Faith in the Bible Belt
I grew up hearing that good things come to those who love the Lord; the Moreland, Georgia, Methodist Church was deeply and comfortably seated in the traditional interpretation of the Word. But religion, like so many other things, isn’t as simple as it used to be. Nowadays the good guys sometimes wear black and white striped hats instead of just one or the other.
Almost every day in the mail I receive a letter from some television evangelist asking me for a donation to help buy a new truck for his television equipment or to pay off the debt for the new gym at New Testament University. The implication is that if I don’t send them cash, I’m on the express train for hell.
Will I end down there with Hitler and Attila the Hun and Bonnie and Clyde just because I didn’t send them five bucks for a new wrestling mat? Then again, is hell actually down there?
“ Can you dig your way to hell?” I asked the preacher when I was a kid.
“ Guess you can,” he said, “ but I can tell you how to get there a lot quicker.”
My grandfather wouldn’t have cared much for today’s bigtime television preachers. In his oft-stated opinion, preachers were supposed to marry folks, preach funerals, mow the grass around the church and administer to the needs of his flock, which meant consoling the poor soul who lost his job, whose wife ran off, and whose trailer burned to the ground . . . all in the same week.
Our preacher even used to knock down the dirt dobbers’ nests in the windows of the sanctuary so the inhabitants wouldn’t bother the worshippers while he was trying to run the devil out of town on Sunday morning.
Do you suppose Oral Roberts or Jerry Falwell ever knocked down dirt dobbers’ nests?
My grandfather also didn’t like it when younger preachers used note cards to deliver their sermons. “ They ought to get it straight from the Lord,” he said many a time. “ Politicians use notes.”

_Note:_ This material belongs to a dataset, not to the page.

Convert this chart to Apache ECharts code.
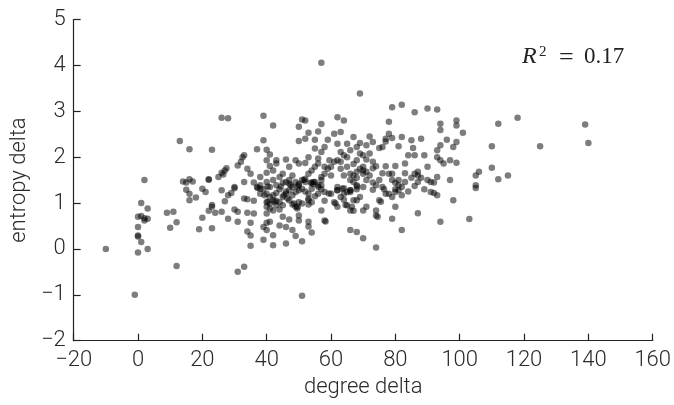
<!DOCTYPE html>
<html><head><meta charset="utf-8">
<script src="https://cdn.jsdelivr.net/npm/echarts@6/dist/echarts.min.js"></script>
<style>html,body{margin:0;padding:0;background:#fff}#c{width:674px;height:405px}</style>
</head><body><div id="c"></div>
<script>
// degree delta (x) and entropy delta (y) for each point
const degreeDelta = [
-10,-1,51,57,69,31,33,12,
2,1,0,1,2,3,3,0,0,0,1,0,3,2,
9,11,10,12,13,16,14,15,16,17,15,16,16,18,19,20,20,21,
22,22,23,23,23,22,24,23,26,28,25,26,27,27.5,26.5,26,27,28,26,28,29,30,30,30,31,31,31,32,33,32.5,34,35,33,33,34,34,36,35,34,35,35,37,38,39,39,40,41,
42,43,43,40,41,38,40,42,44,45,46,47,48,49,50,37,38,39,40,41,42,43,45,46,47,49,50,51,50,
40,41,42,43,45,46,47,48,49,50,51,40,41,42,40,41,43,44,45,47,48,49,49.5,50,51,53,40,42,44,45,47,40,41,44,46,39,40,42,39,42,46,48,49,50,50,51,
50,51,52,50,52,53,52,53,52,52,54,54.5,55,53,54,55,56,53,54,53,54,53,53,54,55,56,57,55,57,58,56,57,57,56,57,58,56,58,57,58,58.3,59,59.5,60,58,58,60,61,62,
61,62,63,64,62,63,64,62,63,65,62,62,63.5,63,64,65,64,65,65,66,67,66,67,68,67,68,66,66,68,68,69,70,68,69,70,70,71,70,71,70,69,67,68,66,67,70,71,66,68,70,
71,72,73,72,73,73,74,74,74,74.5,75,75.5,74,76,77,78,78,76,77,76.5,77,78,79,82,79,82,81,79,80,79,80,81,81,80,81,82,79,78,80,79,82,82,83,83,84,85,85.5,86,86,86,87,87,87,86,87,
88,89,90,90,91,90,93,91,92,93,93,94,93,93,94,94,94,94,96,95,97,97,98,98,99,99,99,99,101,103,105,105,105,106,110,110,112,112,115,118,125,139,140,
51.6,53.7,54.6,56.1,49.6,47.5,44.4,40.3,37.2,39.3,40.3,42.4,48.5,49.6,45.3,46.5,59.3,61.9,64,66,68.1,61.4,64.5,66.5,
63,65,67,69,71,64,66,68,72,74,75,73,60,59,61,76,83,88,85,89,92,84,80,77,75,73,
44,47,48,52,55,57,53,46,43,38,36,36
];
const entropyDelta = [
0,-1,-1.02,4.06,3.39,-0.5,-0.39,-0.37,
1.5,1.0,0.7,0.72,0.67,0.88,0.66,0.48,0.29,0.27,0.15,-0.08,0,0.62,
0.79,0.81,0.46,0.58,2.35,2.17,1.47,1.45,1.52,1.47,1.29,1.2,1.06,1.12,0.43,0.68,1.31,1.24,
1.52,1.51,2.16,0.96,0.92,0.83,0.79,0.45,2.86,2.85,1.57,1.66,1.71,1.76,1.62,1.28,1.04,1.17,0.81,0.66,1.22,1.35,1.32,0.86,0.81,0.59,1.82,1.9,2.04,2.0,1.75,1.64,1.46,1.1,1.08,0.79,0.77,0.57,0.38,0.29,0.07,2.17,1.39,2.9,2.37,2.16,2.06,
2.69,1.93,1.86,1.93,1.81,1.57,1.66,1.71,1.57,1.64,1.95,1.79,1.6,1.93,1.86,1.35,1.31,1.3,1.46,1.35,1.5,1.39,1.44,1.46,1.42,1.46,1.42,1.5,1.39,
1.2,1.13,1.17,1.22,1.13,1.2,1.28,1.17,1.24,1.28,1.31,1.02,0.99,1.06,0.92,0.88,0.95,1.02,0.95,1.06,0.97,0.92,0.88,1.02,0.99,0.97,0.77,0.84,0.86,0.7,0.64,0.57,0.59,0.51,0.48,0.48,0.41,0.3,0.2,0.08,0.12,0.41,0.28,0.62,0.73,0.17,
2.66,2.82,2.8,2.35,2.4,2.53,1.87,2.0,1.53,1.46,1.44,1.41,1.46,1.64,1.71,1.79,1.86,1.2,1.31,1.06,1.02,0.59,0.49,0.36,2.38,2.56,2.72,2.19,2.11,2.22,1.97,1.5,1.57,1.39,1.39,1.24,1.2,1.05,0.84,0.62,0.6,2.38,1.93,1.79,1.79,1.64,1.2,1.02,0.92,
2.51,2.87,2.55,2.8,2.29,2.11,2.04,1.93,1.75,1.79,1.35,1.28,1.31,1.13,1.2,1.24,1.07,0.95,2.29,2.15,2.44,1.64,1.6,1.68,1.46,1.39,1.28,1.24,1.3,1.93,2.08,2.04,2.22,2.31,1.79,1.71,1.68,1.64,1.5,1.35,1.13,1.06,1.06,0.84,0.83,0.84,0.92,0.41,0.37,0.23,
2.26,2.45,2.33,2.08,1.9,1.29,1.39,0.84,0.73,0.7,1.06,1.03,0.03,2.22,2.4,2.51,2.77,1.35,1.2,1.3,1.8,1.64,3.09,3.14,2.42,2.44,2.24,1.64,1.81,1.5,1.44,1.39,1.5,1.24,1.28,1.17,1.13,1.2,0.92,0.66,0.41,1.35,1.46,1.86,2.04,2.37,2.2,2.04,2.98,1.64,1.68,1.6,1.46,1.37,0.78,
2.4,2.04,1.79,1.5,1.46,3.06,3.04,1.24,1.22,2.15,2.0,1.93,1.57,1.17,2.73,2.59,2.26,0.59,2.38,1.86,1.5,1.93,1.06,2.22,2.8,2.69,2.33,1.88,2.53,0.65,1.6,1.39,1.33,1.68,2.24,1.77,2.73,1.52,1.6,2.86,2.24,2.71,2.31,
1.50,1.44,1.46,1.35,1.36,1.39,1.36,1.36,1.33,1.17,1.03,1.03,0.99,0.92,1.17,1.1,1.21,1.28,1.32,1.28,1.36,0.99,0.96,0.92,
1.9,2.0,1.85,1.75,1.95,1.6,1.5,1.55,1.6,1.8,1.5,1.45,1.6,1.75,1.9,1.65,1.65,1.55,1.55,1.3,1.45,1.25,1.3,2.34,2.2,1.76,
1.3,1.5,1.35,1.25,1.15,1.3,1.1,1.25,1.05,1.2,1.45,1.05
];
const xTicks = {min: -20, max: 160, interval: 20};
const yTicks = {min: -2, max: 5, interval: 1};
const annotationParts = {symbol: 'R', power: '2', rest: '=', value: '0.17'};

const points = degreeDelta.map((x, i) => [x, entropyDelta[i]]);
const minus = v => String(v).replace('-', '\u2212');
const font = {color: '#2a2a2a', fontSize: 22, fontFamily: 'Roboto', fontWeight: 300};
const axisLine = {show: true, onZero: false, lineStyle: {color: '#222', width: 1.2}};
const tick = {show: true, inside: true, length: 7, lineStyle: {color: '#222', width: 1.2}};
const serif = 'Liberation Serif';

const chart = echarts.init(document.getElementById('c'), null, {renderer: 'canvas'});
chart.setOption({
  animation: false,
  backgroundColor: '#fff',
  grid: {left: 71, right: 19, top: 19.5, bottom: 64.3, containLabel: false},
  xAxis: {
    type: 'value', min: xTicks.min, max: xTicks.max, interval: xTicks.interval,
    name: 'degree delta', nameLocation: 'middle', nameGap: 29,
    nameTextStyle: font,
    axisLine: axisLine, splitLine: {show: false}, axisTick: tick,
    axisLabel: Object.assign({margin: 9, formatter: minus}, font)
  },
  yAxis: {
    type: 'value', min: yTicks.min, max: yTicks.max, interval: yTicks.interval,
    name: 'entropy delta', nameLocation: 'middle', nameGap: 32,
    nameTextStyle: font,
    axisLine: axisLine, splitLine: {show: false}, axisTick: tick,
    axisLabel: Object.assign({margin: 8, formatter: minus}, font)
  },
  series: [{
    type: 'scatter', data: points, symbolSize: 6.5,
    itemStyle: {color: 'rgba(0,0,0,0.64)'}
  }],
  graphic: [
    {type: 'text', x: 522, y: 57, style: {text: annotationParts.symbol, font: 'italic 24px "' + serif + '"', fill: '#222', verticalAlign: 'middle'}},
    {type: 'text', x: 539, y: 52, style: {text: annotationParts.power, font: '15px "' + serif + '"', fill: '#222', verticalAlign: 'middle'}},
    {type: 'text', x: 559, y: 58, style: {text: annotationParts.rest, font: '26px "' + serif + '"', fill: '#222', verticalAlign: 'middle'}},
    {type: 'text', x: 584, y: 57, style: {text: annotationParts.value, font: '23px "' + serif + '"', fill: '#222', verticalAlign: 'middle'}}
  ]
});
</script>
</body></html>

The preacher at Moreland Methodist when I was growing up suited my grandfather just fine. He drove an old car. He had only one suit. He did the yard work, didn’t use note cards and always attempted to answer the questions of a 12-yearold boy when things didn’t add up. Once he even preached a funeral for a dog because that little boy, who loved the dog very much, asked him to.
What would Pat Robertson say over a dog?
What bothers me today is that for every glamour boy of the pulpit, there are thousands out there who tackle the devil daily, one on one, with little or no audience, against long odds, and, occasionally, on an empty stomach.
God bless them. And God, please don’t let my grandfather — I know he’s around there somewhere — find out that we’ve got preachers down here today who use cue cards and hang out with politicians.